Krótko mówiąc... Pieniądze szczęścia nie dają - wszystko należy dzielić z najbliższymi, bo inaczej nie sprawia nam to prawdziwej radości. A zdrowie jest niestabilne i bezcenne.
Książka opowiada o zagubionym adwokacie. Urodził się w rodzinie ubogiej - na wszystko musiał pracować własnym wysiłkiem, nic nie miał za darmo. Uratował przed utonięciem zamożną dziewczynkę, która później została nie tylko jego przyjaciółką "na zawsze", ale również żoną. Aby na nią zasłużyć wspinał się coraz to wyżej po szczeblach adwokackiej drabiny aż w końcu tak poświęcił się pracy, że żona odeszła zabierając ze sobą córkę. Na szczęście dziecko ma nadal dobry kontakt z ojcem, dzwoni codziennie, widują się, a matka nie rzuca kłód pod nogi (co mnie osobiście wydaje się wręcz nieprawdopodobne obserwując polskie (i nie tylko) realia gdzie ojciec jest często wyeliminowany z życia dziecka lub sprowadzony do pełnienia roli bankomatu.
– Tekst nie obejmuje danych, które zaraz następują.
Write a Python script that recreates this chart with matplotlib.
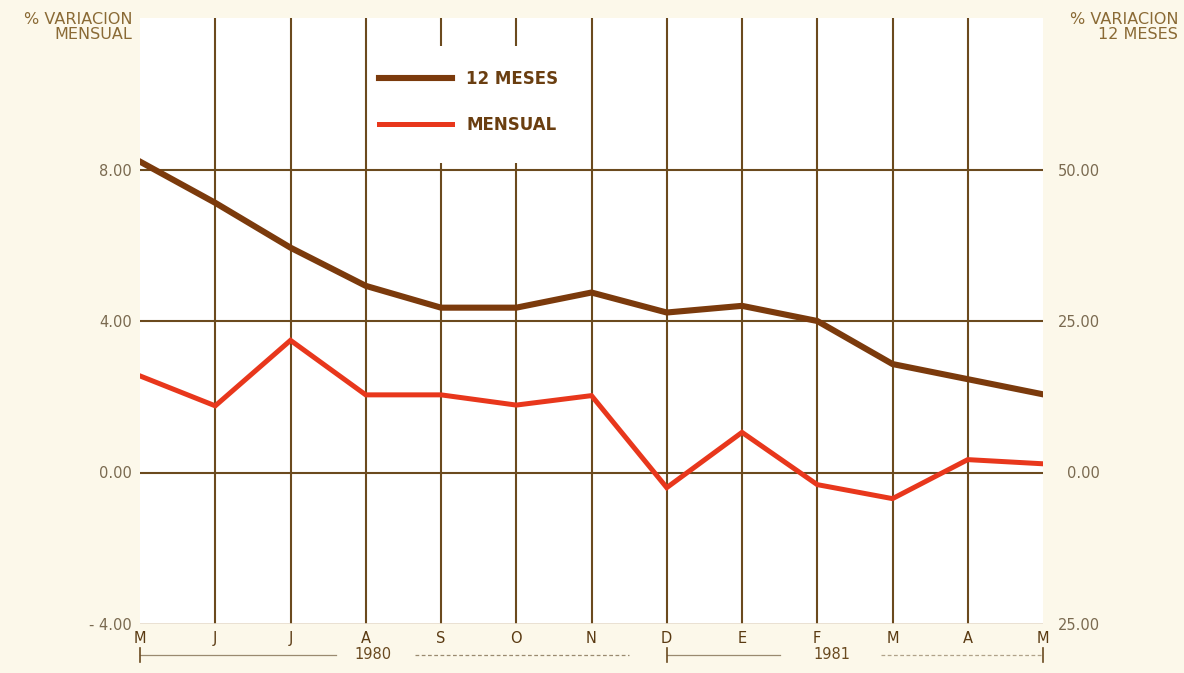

Wracając jednak do treści... Można powiedzieć, że nigdy nie jest za późno na zmiany i należy przestać ciągle mówić "zrobię to potem". Potem porozmawiam z córką, potem zadzwonię do matki, potem będę miał czas dla siebie... Wszystko potem! A nie wiadomo kiedy i jak skończy się nasze życie. Równie dobrze jutro może nas przejechać tramwaj.
Książka lekko zaskakuje na końcu. Ja sama spodziewałam się końcówki podobnej do tej w filmie "gra" albo ewentualnie "to tylko sen". Ale lepiej przeczytać samemu i ocenić. Mnie samej wydawała się momentami za bardzo ckliwa i nieprawdopodobna.
Nie opowiedziałam tu o roli lekarza, który zmienił zupełnie życie adwokata. Jak to zrobił i dlaczego? Nie ma sensu psuć zabawy czytania :) Nie należy też czytać "opisu książki" na okładce, bo psuje zupełnie czytanie.
Mówiąc o stronie literackiej książki nie mogę jej za bardzo pochwalić. Język prosty, mało opisów, postaci trochę mdłe jak dla mnie. Brakuje mi wyrazistości. Przekaz jest dobry, ale (moim zdaniem) opisane na zbyt niskim poziomie. Mało porównań, zabawnych uwag... Może Wy to odbierzecie inaczej. Jest to też zależne od tego jakie książki lubicie i co czytaliście wcześniej, ale ja byłam lekko rozczarowana.